The Past Unconscious, the Present Unconscious and the Vicissitudes of Guilt

Joseph Sandler and Anne-Marie Sandler

This paper aims at providing a frame of reference within which we can, among other things, view the transformation of guilt feelings and the ideas associated with them. The concepts of the past unconscious and the present unconscious have been introduced in an attempt to bring psychoanalytic theory closer to clinical practice, as well as to suggest a way in which some of the clinically useful features of the topographical theory (Freud, 1900), lost when the structural theory was introduced (Freud, 1923), could be retained and developed.
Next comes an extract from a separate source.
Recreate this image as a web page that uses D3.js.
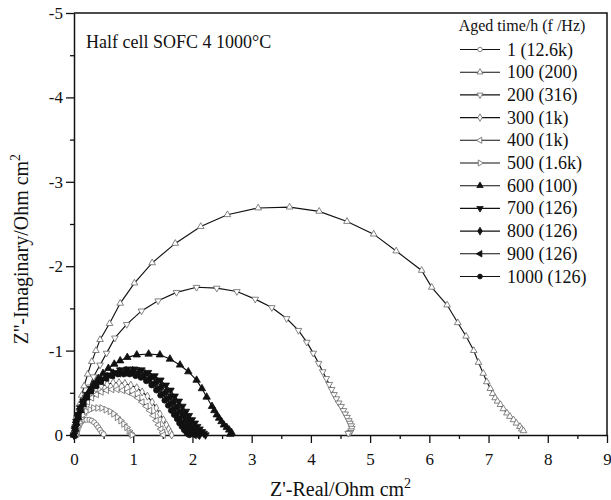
<!DOCTYPE html>
<html>
<head>
<meta charset="utf-8">
<script src="https://cdn.jsdelivr.net/npm/d3@7"></script>
<style>
body { margin:0; background:#fff; }
text { font-family: "Liberation Serif", "Times New Roman", serif; fill:#111; }
</style>
</head>
<body>
<svg id="chart" width="611" height="500"></svg>
<script>
// Z' (x) and Z'' (y), Ohm cm2
var s1 = [[0.05,0.00],[0.05,-0.03],[0.06,-0.06],[0.08,-0.10],[0.10,-0.13],[0.13,-0.16],[0.17,-0.18],[0.21,-0.18],[0.26,-0.18],[0.30,-0.17],[0.34,-0.15],[0.38,-0.12],[0.41,-0.09],[0.44,-0.06],[0.47,-0.03],[0.50,-0.01]];
var s100 = [[0.00,0.00],[0.01,-0.06],[0.03,-0.14],[0.05,-0.22],[0.09,-0.36],[0.13,-0.47],[0.17,-0.58],[0.23,-0.72],[0.30,-0.87],[0.37,-1.00],[0.44,-1.13],[0.60,-1.32],[0.78,-1.56],[1.02,-1.80],[1.32,-2.04],[1.71,-2.27],[2.14,-2.47],[2.59,-2.61],[3.11,-2.69],[3.64,-2.70],[4.14,-2.65],[4.61,-2.53],[5.06,-2.38],[5.44,-2.18],[5.87,-1.95],[6.04,-1.75],[6.30,-1.54],[6.48,-1.33],[6.62,-1.17],[6.75,-1.00],[6.83,-0.86],[6.91,-0.73],[6.97,-0.63],[7.03,-0.55],[7.07,-0.49],[7.11,-0.44],[7.15,-0.40],[7.20,-0.36],[7.25,-0.31],[7.31,-0.26],[7.36,-0.22],[7.42,-0.18],[7.47,-0.14],[7.53,-0.10],[7.56,-0.07],[7.59,-0.05]];
var s200 = [[0.00,0.00],[0.02,-0.10],[0.05,-0.20],[0.09,-0.28],[0.13,-0.34],[0.19,-0.45],[0.26,-0.57],[0.33,-0.69],[0.44,-0.83],[0.55,-0.97],[0.69,-1.15],[0.89,-1.31],[1.14,-1.47],[1.42,-1.59],[1.73,-1.69],[2.07,-1.75],[2.41,-1.74],[2.75,-1.70],[3.06,-1.61],[3.34,-1.51],[3.59,-1.38],[3.79,-1.24],[3.93,-1.10],[4.04,-0.97],[4.13,-0.85],[4.20,-0.75],[4.26,-0.67],[4.31,-0.60],[4.35,-0.54],[4.39,-0.48],[4.43,-0.43],[4.47,-0.38],[4.51,-0.34],[4.55,-0.29],[4.58,-0.25],[4.61,-0.21],[4.64,-0.17],[4.66,-0.14],[4.68,-0.11],[4.69,-0.08],[4.68,-0.05],[4.66,-0.03],[4.63,-0.02]];
var s300 = [[0.01,0.00],[0.02,-0.07],[0.04,-0.14],[0.07,-0.22],[0.11,-0.30],[0.16,-0.38],[0.22,-0.45],[0.29,-0.51],[0.37,-0.55],[0.46,-0.58],[0.56,-0.60],[0.66,-0.62],[0.76,-0.62],[0.86,-0.61],[0.96,-0.59],[1.06,-0.56],[1.15,-0.51],[1.24,-0.46],[1.32,-0.39],[1.39,-0.32],[1.45,-0.25],[1.51,-0.18],[1.56,-0.12],[1.60,-0.07],[1.63,-0.03],[1.65,0.00]];
var s400 = [[0.02,0.00],[0.03,-0.06],[0.05,-0.12],[0.08,-0.19],[0.12,-0.26],[0.17,-0.33],[0.23,-0.39],[0.30,-0.44],[0.38,-0.48],[0.46,-0.51],[0.55,-0.53],[0.64,-0.54],[0.73,-0.54],[0.82,-0.53],[0.91,-0.51],[1.00,-0.48],[1.08,-0.44],[1.15,-0.39],[1.22,-0.34],[1.28,-0.29],[1.34,-0.23],[1.39,-0.17],[1.43,-0.12],[1.47,-0.07],[1.50,-0.03],[1.51,0.00]];
var s500 = [[0.03,0.00],[0.04,-0.05],[0.06,-0.10],[0.09,-0.15],[0.12,-0.20],[0.16,-0.24],[0.21,-0.28],[0.27,-0.30],[0.33,-0.32],[0.40,-0.32],[0.47,-0.32],[0.54,-0.30],[0.61,-0.28],[0.67,-0.25],[0.73,-0.21],[0.79,-0.17],[0.84,-0.13],[0.89,-0.09],[0.93,-0.05],[0.96,-0.02],[0.98,0.00]];
var s600 = [[0.00,0.00],[0.02,-0.07],[0.04,-0.14],[0.07,-0.21],[0.11,-0.29],[0.15,-0.36],[0.20,-0.44],[0.26,-0.52],[0.33,-0.60],[0.41,-0.67],[0.49,-0.73],[0.58,-0.79],[0.68,-0.84],[0.78,-0.88],[0.90,-0.92],[1.06,-0.95],[1.26,-0.96],[1.45,-0.95],[1.62,-0.90],[1.79,-0.83],[1.93,-0.75],[2.07,-0.65],[2.16,-0.55],[2.24,-0.45],[2.33,-0.34],[2.37,-0.29],[2.41,-0.24],[2.45,-0.20],[2.49,-0.16],[2.53,-0.12],[2.58,-0.09],[2.62,-0.06],[2.66,-0.03],[2.64,-0.01]];
var s700 = [[0.00,0.00],[0.02,-0.08],[0.04,-0.16],[0.07,-0.24],[0.11,-0.32],[0.16,-0.40],[0.22,-0.48],[0.29,-0.55],[0.37,-0.61],[0.46,-0.66],[0.56,-0.71],[0.67,-0.74],[0.78,-0.77],[0.90,-0.78],[1.02,-0.78],[1.14,-0.77],[1.25,-0.74],[1.36,-0.70],[1.46,-0.65],[1.55,-0.59],[1.63,-0.53],[1.70,-0.46],[1.77,-0.40],[1.83,-0.34],[1.89,-0.28],[1.94,-0.23],[1.99,-0.18],[2.04,-0.14],[2.08,-0.10],[2.12,-0.07],[2.16,-0.04],[2.19,-0.02],[2.22,0.00]];
var s800 = [[0.00,0.00],[0.02,-0.08],[0.04,-0.16],[0.07,-0.24],[0.11,-0.32],[0.16,-0.40],[0.22,-0.47],[0.29,-0.54],[0.37,-0.60],[0.46,-0.65],[0.56,-0.69],[0.66,-0.73],[0.77,-0.75],[0.88,-0.76],[0.99,-0.76],[1.10,-0.75],[1.20,-0.72],[1.30,-0.68],[1.40,-0.63],[1.48,-0.57],[1.56,-0.51],[1.63,-0.45],[1.69,-0.39],[1.75,-0.33],[1.81,-0.27],[1.86,-0.22],[1.91,-0.17],[1.95,-0.13],[1.99,-0.09],[2.03,-0.06],[2.07,-0.03],[2.10,-0.01],[2.12,0.00]];
var s900 = [[0.00,0.00],[0.02,-0.08],[0.04,-0.15],[0.07,-0.23],[0.11,-0.31],[0.16,-0.39],[0.22,-0.46],[0.29,-0.53],[0.37,-0.59],[0.46,-0.64],[0.55,-0.68],[0.65,-0.71],[0.75,-0.73],[0.86,-0.74],[0.96,-0.74],[1.06,-0.72],[1.16,-0.70],[1.25,-0.66],[1.34,-0.61],[1.42,-0.55],[1.50,-0.49],[1.57,-0.43],[1.63,-0.37],[1.69,-0.31],[1.74,-0.25],[1.79,-0.20],[1.84,-0.15],[1.88,-0.11],[1.92,-0.07],[1.96,-0.04],[2.00,-0.02],[2.03,0.00]];
var s1000 = [[0.00,0.00],[0.02,-0.07],[0.04,-0.15],[0.07,-0.22],[0.11,-0.30],[0.16,-0.38],[0.22,-0.45],[0.29,-0.52],[0.37,-0.58],[0.45,-0.63],[0.54,-0.67],[0.64,-0.70],[0.74,-0.72],[0.84,-0.72],[0.94,-0.72],[1.04,-0.70],[1.13,-0.68],[1.22,-0.64],[1.31,-0.59],[1.39,-0.53],[1.46,-0.47],[1.53,-0.41],[1.59,-0.35],[1.64,-0.29],[1.69,-0.24],[1.74,-0.19],[1.78,-0.14],[1.82,-0.10],[1.86,-0.06],[1.90,-0.03],[1.93,-0.01],[1.95,0.00]];

var legendLabels = ["1 (12.6k)","100 (200)","200 (316)","300 (1k)","400 (1k)","500 (1.6k)","600 (100)","700 (126)","800 (126)","900 (126)","1000 (126)"];
var xTicks = [0,1,2,3,4,5,6,7,8,9];
var yTicks = [0,-1,-2,-3,-4,-5];

var allSeries = [s1, s100, s200, s300, s400, s500, s600, s700, s800, s900, s1000];
// marker: symbol, rotation, filled
var markers = [
    [d3.symbolCircle, 0, false],
    [d3.symbolTriangle, 0, false],
    [d3.symbolTriangle, 180, false],
    [d3.symbolDiamond, 0, false],
    [d3.symbolTriangle, -90, false],
    [d3.symbolTriangle, 90, false],
    [d3.symbolTriangle, 0, true],
    [d3.symbolTriangle, 180, true],
    [d3.symbolDiamond, 0, true],
    [d3.symbolTriangle, -90, true],
    [d3.symbolCircle, 0, true]
];

function drawChart() {

var svg = d3.select("#chart");
var mLeft = 74, mRight = 607, mTop = 13, mBottom = 435;

var x = d3.scaleLinear().domain([0, 9]).range([mLeft, mRight]);
var y = d3.scaleLinear().domain([0, -5]).range([mBottom, mTop]);

function markSize(m) {
    if (m[2]) return 24;
    return m[0] === d3.symbolCircle ? 20 : 19;
}

// frame
svg.append("path")
    .attr("d", "M" + mLeft + "," + mTop + "H" + mRight + "V" + mBottom)
    .attr("fill", "none")
    .attr("stroke", "#111")
    .attr("stroke-width", 1.5)
;

var xAxis = svg.append("g")
    .attr("transform", "translate(0," + mBottom + ")")
    .call(d3.axisBottom(x).tickValues(xTicks).tickSize(8).tickSizeOuter(0).tickFormat(function(d){ return String(d); }))
;
xAxis.append("g")
    .call(d3.axisBottom(x).tickValues(d3.range(0.5, 9, 1)).tickSize(4).tickFormat(""))
    .select(".domain").remove()
;

var yAxis = svg.append("g")
    .attr("transform", "translate(" + mLeft + ",0)")
    .call(d3.axisLeft(y).tickValues(yTicks).tickSize(8).tickSizeOuter(0).tickFormat(function(d){ return String(d); }))
;
yAxis.append("g")
    .call(d3.axisLeft(y).tickValues([-0.5,-1.5,-2.5,-3.5,-4.5]).tickSize(4).tickFormat(""))
    .select(".domain").remove()
;

xAxis.attr("font-family", "Liberation Serif");
yAxis.attr("font-family", "Liberation Serif");
svg.selectAll(".domain").attr("stroke", "#111").attr("stroke-width", 1.5);
svg.selectAll(".tick line").attr("stroke", "#111").attr("stroke-width", 1.3);
svg.selectAll(".tick text")
    .style("font-family", "Liberation Serif")
    .style("font-size", "17px")
    .attr("fill", "#111")
;
xAxis.selectAll(".tick text").attr("dy", "1.1em");
yAxis.selectAll(".tick text").attr("x", -11);

// axis titles
svg.append("text")
    .attr("x", (mLeft + mRight) / 2)
    .attr("y", 496)
    .attr("text-anchor", "middle")
    .style("font-size", "20px")
    .html("Z'-Real/Ohm cm<tspan dy='-8' font-size='14px'>2</tspan>")
;
svg.append("text")
    .attr("transform", "translate(28," + 249 + ") rotate(-90)")
    .attr("text-anchor", "middle")
    .style("font-size", "20px")
    .html("Z''-Imaginary/Ohm cm<tspan dy='-8' font-size='14px'>2</tspan>")
;

svg.append("text")
    .attr("x", 86)
    .attr("y", 48)
    .style("font-size", "18px")
    .text("Half cell SOFC 4 1000\u00b0C")
;

// series
var line = d3.line().x(function(d){ return x(d[0]); }).y(function(d){ return y(d[1]); });
var plot = svg.append("g");

allSeries.forEach(function(data, i){
    var m = markers[i];
    var g = plot.append("g").attr("class", "series");
    g.append("path")
        .attr("d", line(data))
        .attr("fill", "none")
        .attr("stroke", "#111")
        .attr("stroke-width", 1.15)
    ;
    g.selectAll("path.pt")
        .data(data)
        .enter().append("path")
        .attr("class", "pt")
        .attr("d", d3.symbol().type(m[0]).size(markSize(m)))
        .attr("transform", function(d){ return "translate(" + x(d[0]) + "," + y(d[1]) + ") rotate(" + m[1] + ")"; })
        .attr("fill", m[2] ? "#111" : "#fff")
        .attr("stroke", m[2] ? "#111" : "#666")
        .attr("stroke-width", 0.8)
    ;
});

// legend
var legend = svg.append("g");
legend.append("text")
    .attr("x", 522)
    .attr("y", 31)
    .attr("text-anchor", "middle")
    .style("font-size", "16px")
    .text("Aged time/h (f /Hz)")
;
legendLabels.forEach(function(lab, i){
    var m = markers[i];
    var row = legend.append("g")
        .attr("transform", "translate(0," + (49.5 + 22.7 * i) + ")")
    ;
    row.append("line")
        .attr("x1", 460).attr("x2", 500)
        .attr("stroke", "#111")
        .attr("stroke-width", 1.1)
    ;
    row.append("path")
        .attr("d", d3.symbol().type(m[0]).size(m[2] ? 18 : 16))
        .attr("transform", "translate(480,0) rotate(" + m[1] + ")")
        .attr("fill", m[2] ? "#111" : "#fff")
        .attr("stroke", m[2] ? "#111" : "#666")
        .attr("stroke-width", 0.8)
    ;
    row.append("text")
        .attr("x", 507)
        .attr("y", 6)
        .style("font-size", "18px")
        .text(lab)
    ;
});
}

drawChart();
</script>
</body>
</html>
In the clinical situation of psychoanalysis the material we have to work on is that brought by the patient. This material includes the patient's words and affecto-motor behaviour, as well as his transference attitudes and the content of our own countertransference responses. All of these elements enter into the dialogue the analyst has with the patient. In the analyst's particular way of listening, and with the aid of free-floating attention and a certain degree of free-floating responsiveness, he or she makes inferences from the patient's material. The analyst sees what the patient brings as a set of allusions to what is going on beneath the surface (Gill, 1982). We make our inferences on the basis of many factors. First there is the broad base of our own particular variety of psychoanalytic theory—our general model or set of models of mental functioning. Then there is our clinical and technical experience of working with such patients in analysis, as well as the important factor of our clinical sensitivity both to our patients and to ourselves.